OLIVEIRA, E. W. A.; http://lattes.cnpq.br/2894993072804612; OLIVEIRA, Ely Wagner Aguiar de.
Résumé:
In the intention to extend its services, several sectors of our society, as banks, hospitals
and industries, increase even more its degree of dependence of the correct functioning of
distributed systems. In parallel to this reality, is the fact that, as any other computational
environment, distributed systems are exposed to the occurrence of faults. If not properly
treated, these faults can prevent the distributed system of completing its tasks. It challenges its designers and developers, to handle the increasing demand for dependability in distributed systems, even more exposed to the occurrence of faults. Since faults can not be totaly prevented, systems must use fault tolerance mechanisms. Such mechanisms allow faults to be detected and treated, without interrupting system functioning. Unreliable failure detectors are an important abstraction to suport the implementation of fault tolerant protocols on asynchronous distributed systems. Several classes of failure detectors with varying semantics have been proposed, such as the class of Perfect Failure Detectors, which is the strongest one. This work presents the design and implementation of Delphus, a perfect failure detection service with quality of service.
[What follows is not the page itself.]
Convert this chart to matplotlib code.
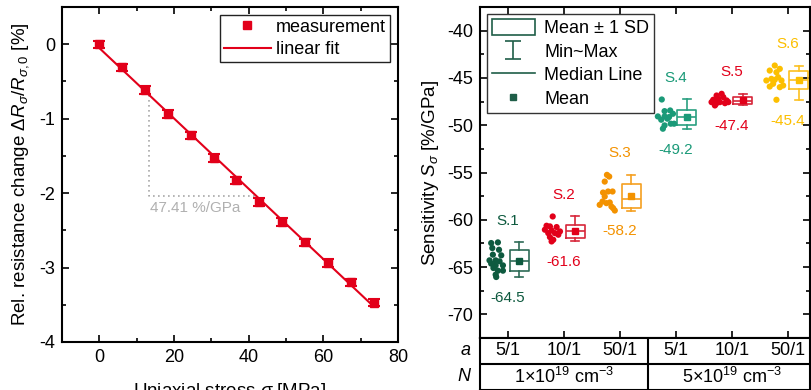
import numpy as np
import matplotlib.pyplot as plt
from matplotlib.patches import Rectangle
from matplotlib.lines import Line2D

plt.rcParams['font.family'] = ['Liberation Sans', 'DejaVu Sans']
plt.rcParams['mathtext.fontset'] = 'custom'
plt.rcParams['mathtext.rm'] = 'Liberation Sans'
plt.rcParams['mathtext.it'] = 'Liberation Sans:italic'
plt.rcParams['axes.unicode_minus'] = False
plt.rcParams['font.size'] = 13

# --- left panel: resistance change vs stress
stress = [0, 6.1, 12.2, 18.4, 24.5, 30.6, 36.7, 42.9, 49.0, 55.1, 61.2, 67.3, 73.5]
dR = [0.0, -0.31, -0.615, -0.94, -1.225, -1.53, -1.83, -2.12, -2.39, -2.66, -2.94, -3.20, -3.47]
dR_err = [0.05, 0.05, 0.05, 0.05, 0.05, 0.05, 0.05, 0.05, 0.05, 0.05, 0.05, 0.05, 0.05]
slope_text = '47.41 %/GPa'

# --- right panel: sensitivity per sample (value, x offset from category)
groups = ['S.1', 'S.2', 'S.3', 'S.4', 'S.5', 'S.6']
mean_labels = ['-64.5', '-61.6', '-58.2', '-49.2', '-47.4', '-45.4']
a_labels = ['5/1', '10/1', '50/1', '5/1', '10/1', '50/1']
N_labels = [r'1$\times$10$^{19}$ cm$^{-3}$', r'5$\times$10$^{19}$ cm$^{-3}$']

s1 = [-62.39, -62.46, -62.99, -63.17, -63.69, -63.76, -64.29, -64.29, -64.39,
      -64.64, -64.82, -64.82, -65.10, -65.38, -65.38, -65.80, -66.05]
s1_dx = [-0.18, -0.30, -0.28, -0.16, -0.27, -0.12, -0.33, -0.22, -0.15,
         -0.30, -0.22, -0.09, -0.26, -0.18, -0.09, -0.22, -0.21]
s2 = [-59.65, -60.63, -60.70, -60.77, -61.05, -61.13, -61.23, -61.41, -61.41,
      -61.58, -61.83, -62.11, -62.29]
s2_dx = [-0.20, -0.31, -0.25, -0.13, -0.34, -0.22, -0.07, -0.28, -0.16,
         -0.10, -0.25, -0.19, -0.22]
s3 = [-55.25, -55.43, -55.96, -57.12, -57.01, -57.01, -57.54, -58.07, -58.24,
      -58.17, -58.42, -58.60, -58.77, -59.02]
s3_dx = [-0.23, -0.19, -0.27, -0.30, -0.21, -0.13, -0.27, -0.31, -0.24,
         -0.18, -0.36, -0.15, -0.12, -0.09]
s4 = [-47.28, -48.51, -48.44, -48.79, -49.07, -49.07, -49.14, -49.42, -49.31,
      -49.84, -50.02, -49.84, -50.37]
s4_dx = [-0.25, -0.20, -0.10, -0.05, -0.32, -0.20, -0.12, -0.26, -0.15,
         -0.03, -0.20, -0.09, -0.23]
s5 = [-46.86, -46.68, -47.31, -47.21, -47.03, -47.38, -47.56, -47.74, -47.56,
      -47.67, -47.56, -47.91]
s5_dx = [-0.27, -0.18, -0.33, -0.24, -0.15, -0.09, -0.36, -0.28, -0.21,
         -0.12, -0.06, -0.30]
s6 = [-43.69, -44.22, -44.40, -44.04, -45.27, -45.10, -45.20, -44.92, -45.27,
      -45.62, -45.91, -45.98, -45.80, -47.31]
s6_dx = [-0.23, -0.32, -0.20, -0.14, -0.38, -0.29, -0.23, -0.17, -0.11,
         -0.26, -0.32, -0.14, -0.08, -0.20]

samples = [s1, s2, s3, s4, s5, s6]
offsets = [s1_dx, s2_dx, s3_dx, s4_dx, s5_dx, s6_dx]

red = '#e2001a'
colors = ['#0e5a3f', red, '#f39200', '#1a9a78', red, '#fcbf00']
box_colors = ['#2d6b56', '#d7263a', '#f5a020', '#2a9f80', '#d7263a', '#fcc020']
leg_col = '#1f5e48'

fig = plt.figure(figsize=(8.11, 3.90), dpi=100)
ax1 = fig.add_axes([62/811, 48/390, 336/811, 335/390])
ax2 = fig.add_axes([480/811, 52/390, 330/811, 331/390])
ax3 = fig.add_axes([480/811, 0.5/390, 330/811, 51.5/390])

# left panel
ax1.errorbar(stress, dR, yerr=dR_err, fmt='none', ecolor=red, elinewidth=2.2,
             capsize=4, capthick=1.5, zorder=3)
meas, = ax1.plot(stress, dR, 's', color=red, ms=6, zorder=4, label='measurement')
fit = np.polyfit(stress, dR, 1)
xf = np.array([stress[0], stress[-1]])
fitline, = ax1.plot(xf, np.polyval(fit, xf), color=red, lw=1.5, zorder=2, label='linear fit')

tx0, tx1 = 13.4, 42.0
ty0, ty1 = np.polyval(fit, tx0), np.polyval(fit, tx1)
ax1.plot([tx0, tx0, tx1], [ty0, ty1, ty1], ls=(0, (1, 2)), color='#a8a8a8', lw=1.2, zorder=1)
ax1.text(tx0 + 0.3, ty1 - 0.07, slope_text, color='#b0b0b0', fontsize=11, ha='left', va='top')

ax1.set_xlim(-10, 80)
ax1.set_ylim(-4, 0.5)
ax1.set_xticks([0, 20, 40, 60, 80])
ax1.set_xticks([10, 30, 50, 70], minor=True)
ax1.set_yticks([-4, -3, -2, -1, 0])
ax1.set_yticks(np.arange(-3.5, 0.5, 1.0), minor=True)
ax1.set_xlabel(r'Uniaxial stress $\sigma$ [MPa]', labelpad=11, fontsize=13.5)
ax1.set_ylabel(r'Rel. resistance change $\Delta R_\sigma/R_{\sigma,0}$ [%]', labelpad=6,
               fontsize=13.5)
ax1.legend([meas, fitline], ['measurement', 'linear fit'], loc='upper right',
           fancybox=False, edgecolor='#222222', framealpha=1, handlelength=2.6,
           handletextpad=0.3, borderpad=0.2, labelspacing=0.3, borderaxespad=0.45,
           fontsize=13)

# right panel
cats = np.arange(1, len(groups) + 1)
for c, vals, dx, col, bcol, name, ml in zip(cats, samples, offsets, colors, box_colors,
                                             groups, mean_labels):
    v = np.array(vals)
    ax2.scatter(c + np.array(dx), v, s=20, color=col, edgecolors='none', zorder=3)
    m, sd = v.mean(), v.std(ddof=1)
    st = dict(med=np.median(v), q1=m - sd, q3=m + sd, whislo=v.min(), whishi=v.max(),
              mean=m, fliers=[])
    lp = dict(color=bcol, lw=1.2)
    ax2.bxp([st], positions=[c + 0.2], widths=0.34, capwidths=0.14, showmeans=True,
            boxprops=lp, whiskerprops=lp, capprops=lp, medianprops=lp,
            meanprops=dict(marker='s', markersize=4, markerfacecolor=col,
                           markeredgecolor=col),
            manage_ticks=False)
    ax2.text(c, v.max() + 2.3, name, color=col, fontsize=11, ha='center', va='center')
    ax2.text(c, v.min() - 2.2, ml, color=col, fontsize=11, ha='center', va='center')

ax2.set_xlim(0.5, 6.4)
ax2.set_ylim(-72.5, -37.5)
ax2.set_xticks(cats)
ax2.set_xticklabels([])
ax2.set_yticks([-70, -65, -60, -55, -50, -45, -40])
ax2.set_yticks(np.arange(-72.5, -37, 5), minor=True)
ax2.set_ylabel(r'Sensitivity $S_\sigma$ [%/GPa]', labelpad=4, fontsize=13.5)

eb = ax2.errorbar([np.nan], [np.nan], yerr=[1], fmt='none', ecolor=leg_col,
                  elinewidth=1.2, capsize=6, capthick=1.2)
h_box = Rectangle((0, 0), 1, 1, facecolor='none', edgecolor=leg_col, lw=1.2)
h_med = Line2D([], [], color=leg_col, lw=1.2)
h_mean = Line2D([], [], ls='none', marker='s', ms=4, color=leg_col)
ax2.legend([h_box, eb, h_med, h_mean], ['Mean ± 1 SD', 'Min~Max', 'Median Line', 'Mean'],
           loc='upper left', fancybox=False, edgecolor='#333333', framealpha=1,
           handlelength=2.4, handleheight=1.0, handletextpad=0.5, borderpad=0.25,
           labelspacing=0.3, borderaxespad=0.4, fontsize=13)

for ax in (ax1, ax2):
    ax.tick_params(which='both', direction='in', top=True, right=True, width=1.2)
    ax.tick_params(which='major', length=5, pad=5, labelsize=13)
    ax.tick_params(which='minor', length=3)
    for sp in ax.spines.values():
        sp.set_linewidth(1.5)

# table below right panel
ax3.set_xlim(ax2.get_xlim())
ax3.set_ylim(0, 2)
ax3.set_xticks([])
ax3.set_yticks([])
for sp in ax3.spines.values():
    sp.set_linewidth(1.5)
ax3.axhline(1, color='k', lw=1.5)
ax3.plot([3.5, 3.5], [0, 2], color='k', lw=1.5)
for c, lab in zip(cats, a_labels):
    ax3.text(c, 1.5, lab, ha='center', va='center', fontsize=13)
ax3.text(2, 0.5, N_labels[0], ha='center', va='center', fontsize=13)
ax3.text(5, 0.5, N_labels[1], ha='center', va='center', fontsize=13)
ax3.text(-0.03, 0.75, 'a', transform=ax3.transAxes, ha='right', va='center',
         fontsize=13, style='italic')
ax3.text(-0.03, 0.25, 'N', transform=ax3.transAxes, ha='right', va='center',
         fontsize=13, style='italic')

fig.savefig('out.png', dpi=100)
It is a new operational system service, implemented as a module for Linux generic versions. The access to the service is provided by APIs implemented in both C and Java. An extra communication channel is used solely to convey service messages. The Delphus is presented as a cheap and important tool to support the implementation of fault tolerance mechanisms, without demanding the adoption of strong restrictions in the system.